10 de septiembre 2o24, El Espectador

Moda es moda, diría algún alcalde, y en el mundo de los “likes” no seguirla tiene su costo.

Por ejemplo, uno podría colgar en un gancho oxidado el tema de la guerra, cerrar el armario y botar la llave; salir palabra en ristre contra alguien o contra todo, y subirse al bus que resulte más taquillero. Pero yo prefiero no perder mi puerto; creo en algo llamado convicción, y sé que va necesariamente unido a la persistencia. Si la paz es el arte de la paciencia, y la paciencia es una práctica en extinción, habrá que insistir para que no se extinga del todo, y algún día, vivos o muertos, podamos decir que valió la pena.
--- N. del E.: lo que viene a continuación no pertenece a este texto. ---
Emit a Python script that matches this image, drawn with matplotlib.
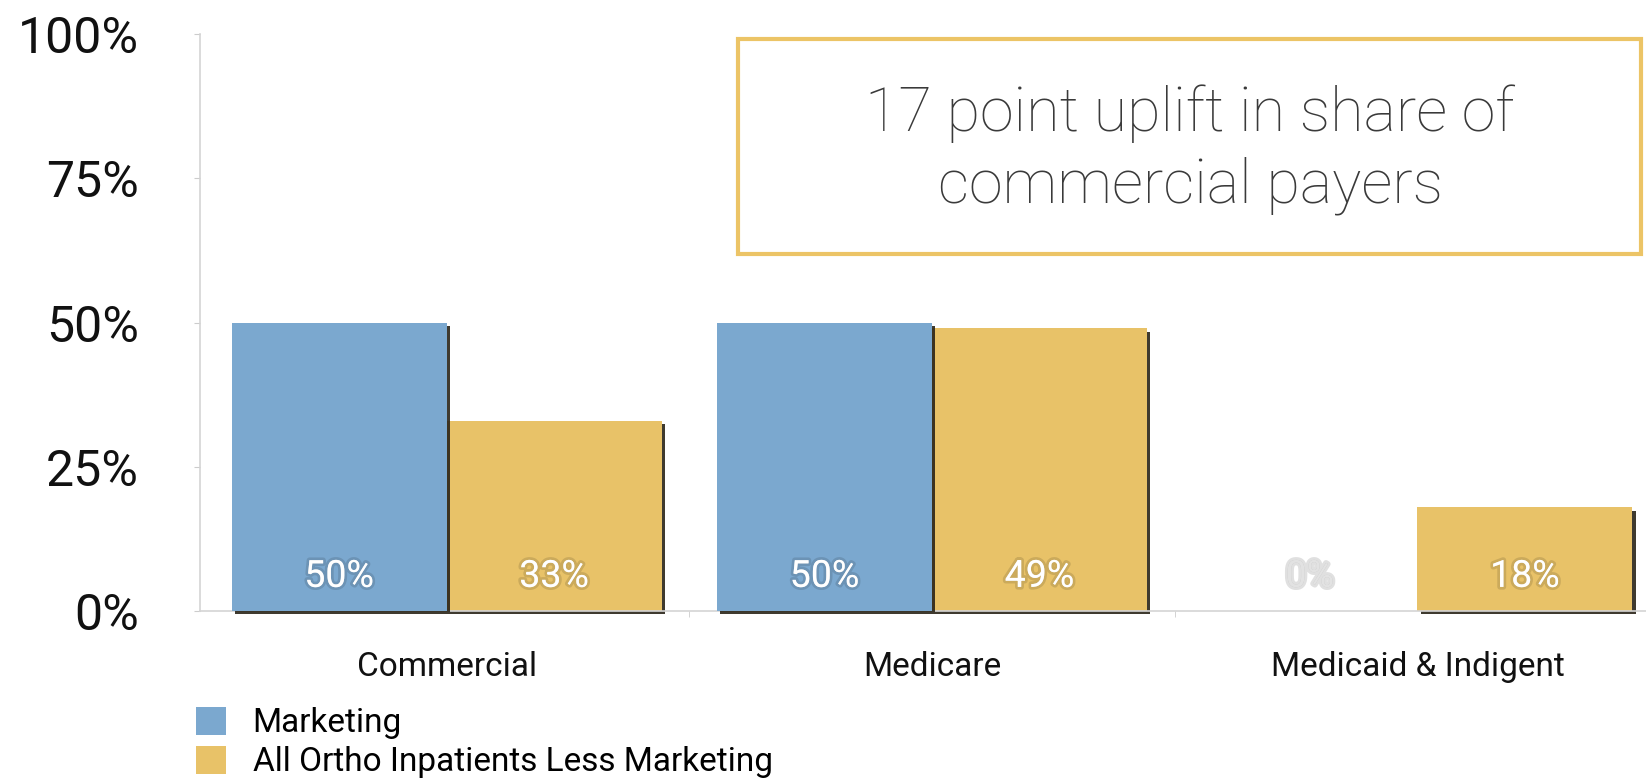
import matplotlib
matplotlib.use('Agg')
import matplotlib.pyplot as plt
import matplotlib.patheffects as pe
from matplotlib import font_manager
from matplotlib.patches import Rectangle, Patch
import numpy as np

# Payer mix data (percent of patients)
categories = ['Commercial', 'Medicare', 'Medicaid & Indigent']
marketing = [50, 50, 0]
all_ortho = [33, 49, 18]
series_names = ['Marketing', 'All Ortho Inpatients Less Marketing']
y_ticks = [0, 25, 50, 75, 100]
y_tick_labels = ['0%', '25%', '50%', '75%', '100%']
callout = '17 point uplift in share of\ncommercial payers'

BLUE = '#7ba8cf'
GOLD = '#e8c268'
BOX_GOLD = '#ecc466'


def pick_font(candidates):
    installed = {f.name for f in font_manager.fontManager.ttflist}
    for name in candidates:
        if name in installed:
            return name
    return 'DejaVu Sans'


main_font = pick_font(['Roboto', 'Lato', 'Open Sans', 'DejaVu Sans'])
plt.rcParams['font.family'] = [main_font, 'DejaVu Sans']

W, H = 1646, 783
fig = plt.figure(figsize=(W / 100, H / 100), dpi=100)
ax = fig.add_axes([200 / W, (H - 611) / H, (W - 200) / W, (611 - 34) / H])

x = np.arange(len(categories))
width = 0.443
shadow = [pe.SimplePatchShadow(offset=(2.5, -2.5), shadow_rgbFace='#2a2418', alpha=0.9), pe.Normal()]

bars_b = ax.bar(x - width / 2, marketing, width, color=BLUE, zorder=3, clip_on=False)
bars_g = ax.bar(x + width / 2, all_ortho, width, color=GOLD, zorder=2, clip_on=False)
for b in list(bars_b) + list(bars_g):
    b.set_path_effects(shadow)

# value labels near the base of each bar
glow = [pe.withStroke(linewidth=4, foreground=(0, 0, 0, 0.12))]
for xi, v in zip(x - width / 2, marketing):
    ax.text(xi, 6, f'{v}%', ha='center', va='center', fontsize=27,
            color='white' if v > 0 else '#e2e2e2', path_effects=glow, zorder=5)
for xi, v in zip(x + width / 2, all_ortho):
    ax.text(xi, 6, f'{v}%', ha='center', va='center', fontsize=27,
            color='white', path_effects=glow, zorder=5)

ax.set_xlim(-0.508, 2.471)
ax.set_ylim(0, 100)
ax.set_yticks(y_ticks)
ax.set_yticklabels(y_tick_labels, fontsize=36, color='#111111')
ax.tick_params(axis='y', length=4, color='#cccccc', pad=40)

ax.set_xticks(x)
ax.set_xticklabels(categories, fontsize=24, color='#111111')
ax.tick_params(axis='x', which='major', length=0, pad=29)
ax.set_xticks([0.5, 1.5], minor=True)
ax.tick_params(axis='x', which='minor', length=4, color='#cccccc')

for side in ['top', 'right']:
    ax.spines[side].set_visible(False)
for side in ['left', 'bottom']:
    ax.spines[side].set_color('#d4d4d4')
    ax.spines[side].set_linewidth(1.2)

handles = [Patch(facecolor=BLUE), Patch(facecolor=GOLD)]
fig.legend(handles=handles, labels=series_names, loc='upper left',
           bbox_to_anchor=(196 / W, (H - 707) / H), frameon=False, fontsize=24,
           handlelength=0.9, handleheight=0.9, handletextpad=0.8,
           labelspacing=0.2, borderpad=0, borderaxespad=0)

# callout box
fig.patches.append(Rectangle((738 / W, (H - 254) / H), (1641 - 738) / W, (254 - 39) / H,
                             transform=fig.transFigure, fill=False,
                             edgecolor=BOX_GOLD, linewidth=3))
fig.text(1190 / W, (H - 150) / H, callout, ha='center', va='center',
         fontsize=44, fontweight='light', color='#3a3a3a', linespacing=1.3)

fig.savefig('out.png', dpi=100)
Siento que desarmarnos física y emocionalmente, sólo será posible si no renunciamos a la conversación más importante y compleja del mundo y a un ejercicio de escucha y espera, de conjugar firmeza y ductilidad, generosidad y exigencia, promesa y cumplimiento.

Miles de voces (razonables o impertinentes, doctas o simplistas, odiosas, sensatas, divertidas o académicas) nos piden que tiremos a la basura los logros alcanzados; que “bala es lo que hay” o lo que debe haber, y que a la fuerza pública se le está haciendo tarde para dar de baja a ese montón de facinerosos que desestabilizan al país del Sagrado Corazón. Moda es moda y plomo es plomo. Y la paz concertada –dicen muchos– es un romanticismo de la izquierda, al que no vale la pena gastarle (no dicen dedicarle) más tiempo.

En contraste con lo anterior, hemos visto en estos 3 o 4 días, unos videos de 30 segundos grabados por indígenas y periodistas, profesores y políticos, artistas, activistas y excombatientes, que le piden (o exigen) al ELN regresar a la mesa de paz con el gobierno nacional. Reconforta que existan soñadores y soñadoras que no están dispuestos a renunciar a la perseverancia, y les importa que en un año de cese al fuego hubo 29 muertos, mientras en este mes con el cese levantado van 13 muertes de civiles, guerrilleros y militares, y pasamos de cero a 11 atentados contra la infraestructura petrolera.

Si el ELN no firma la paz en este gobierno se expone a perpetuar décadas de persecución y ofensiva militar y –sobre todo– a morir de asfixia política y descrédito popular, porque no habrá un sector de la sociedad que los respalde, ni un campesino que se sienta representado por ellos.

Bien hacen el senador Iván Cepeda y Vera Grabe al afirmar que el deber de la delegación del gobierno es insistir y persistir en la urgencia de retomar los diálogos, avanzar hacia el fin del conflicto con la guerrilla del ELN y proteger a las comunidades. Bien al no dejarse silenciar por las voces que dan por agotada la mesa, o por quienes olvidaron en un ataque de amnesia selectiva, cómo dolían los pabellones del Hospital Militar llenos de soldados heridos, y esas filas interminables de ataúdes de policías cubiertos por la bandera de Colombia.

Me parece tan inclemente como arcaica la nostalgia bélica, y no apoyo ni el clamor por el regreso de combates y bombardeos, ni la insensatez del ELN al levantarse de una mesa que les estaba dando la posibilidad de cambiar una revolución armada, por una evolución política. El ELN no puede seguir anclado a una confrontación que demostró ser devastadora para el pueblo y estéril en la búsqueda de la equidad. Si al ELN aún le queda algo de sentido social, urge que no dilate más lo impostergable; que no siga anclado a un pasado que nos costó 9 millones de víctimas y vivir en estado de shock trans y post traumático; regrese ya a la mesa y de una vez por todas y con todo, apuéstele a la vida. De la hostilidad no quedan sino el cansancio y los cementerios.